Quote:Roasted Carrots
12 carrots
3 tablespoons good olive oil
1 1/4 teaspoons kosher salt
1/2 teaspoon freshly ground black pepper
2 tablespoons minced fresh dill or flat-leaf parsley
Preheat the oven to 400 degrees.
If the carrots are thick, cut them in half lengthwise; if not, leave them whole. Slice the carrots diagonally into 1 1/2-inch-thick slices. (The carrots will get smaller while cooking, so make the slices big.) Toss them in a bowl with the olive oil, salt, and pepper. Place on a baking sheet in one layer and roast in the oven for 20 minutes.
Toss the carrots with minced dill or parsley, season to taste, and serve.
The trick is to have some things in mind that you want to eat. That decision is the very hardest for me.
We had a yummy dinner last week you might want to try since you're a Costco shopper. Buy the all-natural chicken sausage links with apples. Divide the package and freeze half. Brown the sausages on one side in a little bit of olive oil, turn and add some balsamic onions and 1/2 bottle of sauerkraut. Cover and keep warm on a low fire until you're going to eat them, or cool, then reheat just before dinner. The browner they get, the better. I serve the sausages with sweet-hot mustard.

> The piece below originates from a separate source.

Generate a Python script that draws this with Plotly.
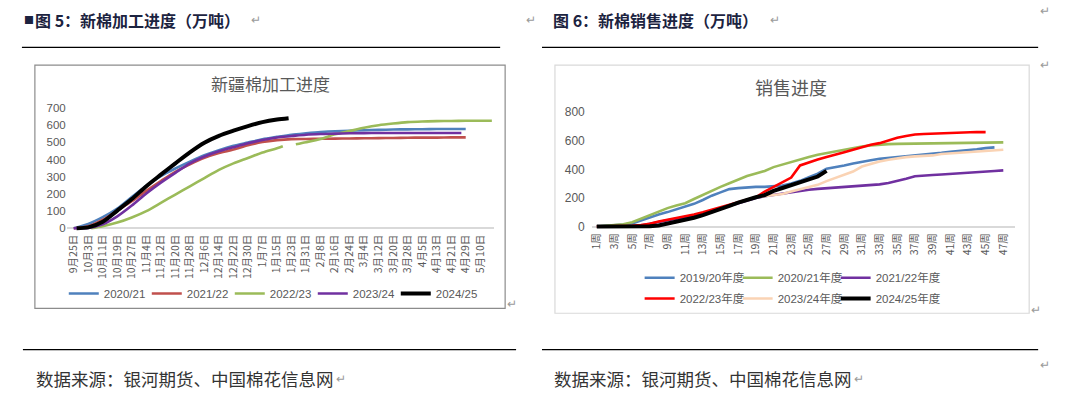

Meanwhile, when it's nearly dinnertime, steam some good potatoes (red or yellow) that have been cut in half so they cook faster, then add a little butter and a lot of fresh chopped parsley and stir around to coat the potatoes. Quick cook your favorite green veg and there's a tasty meal that hardly took any time to prepare, plus you'll have at least two servings of good left-overs. You'll probably need more sauerkraut for the left-overs.